<<<<

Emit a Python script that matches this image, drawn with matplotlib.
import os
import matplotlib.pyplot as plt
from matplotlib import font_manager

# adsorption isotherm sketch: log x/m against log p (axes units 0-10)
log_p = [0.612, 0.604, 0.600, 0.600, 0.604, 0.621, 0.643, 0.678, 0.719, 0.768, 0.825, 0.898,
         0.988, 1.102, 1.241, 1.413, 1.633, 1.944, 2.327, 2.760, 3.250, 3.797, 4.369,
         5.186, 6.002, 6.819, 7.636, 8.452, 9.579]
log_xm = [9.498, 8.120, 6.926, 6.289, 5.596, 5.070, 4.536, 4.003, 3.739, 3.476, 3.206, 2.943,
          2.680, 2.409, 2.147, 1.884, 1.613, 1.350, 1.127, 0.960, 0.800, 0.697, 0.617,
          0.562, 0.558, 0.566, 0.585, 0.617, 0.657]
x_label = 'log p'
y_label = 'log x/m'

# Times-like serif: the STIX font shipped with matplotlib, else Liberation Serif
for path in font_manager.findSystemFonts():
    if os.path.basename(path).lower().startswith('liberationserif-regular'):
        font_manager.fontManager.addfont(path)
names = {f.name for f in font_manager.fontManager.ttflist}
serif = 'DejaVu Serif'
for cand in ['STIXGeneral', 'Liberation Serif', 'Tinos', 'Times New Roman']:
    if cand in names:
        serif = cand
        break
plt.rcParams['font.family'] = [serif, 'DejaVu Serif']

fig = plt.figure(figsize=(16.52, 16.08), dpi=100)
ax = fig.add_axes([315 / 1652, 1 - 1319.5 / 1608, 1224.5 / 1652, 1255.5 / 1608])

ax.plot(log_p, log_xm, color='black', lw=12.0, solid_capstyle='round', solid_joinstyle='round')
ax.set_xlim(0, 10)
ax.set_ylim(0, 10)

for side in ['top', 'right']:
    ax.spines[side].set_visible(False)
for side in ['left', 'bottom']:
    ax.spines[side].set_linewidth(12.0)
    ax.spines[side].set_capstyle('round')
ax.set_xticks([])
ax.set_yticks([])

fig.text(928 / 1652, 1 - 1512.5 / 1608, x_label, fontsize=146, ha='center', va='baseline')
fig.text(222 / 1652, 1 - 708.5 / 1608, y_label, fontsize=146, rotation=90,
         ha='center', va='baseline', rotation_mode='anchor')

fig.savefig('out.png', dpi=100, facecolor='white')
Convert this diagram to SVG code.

>>>>

» DESCRIPTION OF THE TASK: Copy out each line exactly as written.

» SOLUTION TO THE PROBLEM:
Emit a Python script that matches this image, drawn with matplotlib.
import os
import matplotlib.pyplot as plt
from matplotlib import font_manager

# adsorption isotherm sketch: log x/m against log p (axes units 0-10)
log_p = [0.612, 0.604, 0.600, 0.600, 0.604, 0.621, 0.643, 0.678, 0.719, 0.768, 0.825, 0.898,
         0.988, 1.102, 1.241, 1.413, 1.633, 1.944, 2.327, 2.760, 3.250, 3.797, 4.369,
         5.186, 6.002, 6.819, 7.636, 8.452, 9.579]
log_xm = [9.498, 8.120, 6.926, 6.289, 5.596, 5.070, 4.536, 4.003, 3.739, 3.476, 3.206, 2.943,
          2.680, 2.409, 2.147, 1.884, 1.613, 1.350, 1.127, 0.960, 0.800, 0.697, 0.617,
          0.562, 0.558, 0.566, 0.585, 0.617, 0.657]
x_label = 'log p'
y_label = 'log x/m'

# Times-like serif: the STIX font shipped with matplotlib, else Liberation Serif
for path in font_manager.findSystemFonts():
    if os.path.basename(path).lower().startswith('liberationserif-regular'):
        font_manager.fontManager.addfont(path)
names = {f.name for f in font_manager.fontManager.ttflist}
serif = 'DejaVu Serif'
for cand in ['STIXGeneral', 'Liberation Serif', 'Tinos', 'Times New Roman']:
    if cand in names:
        serif = cand
        break
plt.rcParams['font.family'] = [serif, 'DejaVu Serif']

fig = plt.figure(figsize=(16.52, 16.08), dpi=100)
ax = fig.add_axes([315 / 1652, 1 - 1319.5 / 1608, 1224.5 / 1652, 1255.5 / 1608])

ax.plot(log_p, log_xm, color='black', lw=12.0, solid_capstyle='round', solid_joinstyle='round')
ax.set_xlim(0, 10)
ax.set_ylim(0, 10)

for side in ['top', 'right']:
    ax.spines[side].set_visible(False)
for side in ['left', 'bottom']:
    ax.spines[side].set_linewidth(12.0)
    ax.spines[side].set_capstyle('round')
ax.set_xticks([])
ax.set_yticks([])

fig.text(928 / 1652, 1 - 1512.5 / 1608, x_label, fontsize=146, ha='center', va='baseline')
fig.text(222 / 1652, 1 - 708.5 / 1608, y_label, fontsize=146, rotation=90,
         ha='center', va='baseline', rotation_mode='anchor')

fig.savefig('out.png', dpi=100, facecolor='white')
Convert this diagram to SVG code.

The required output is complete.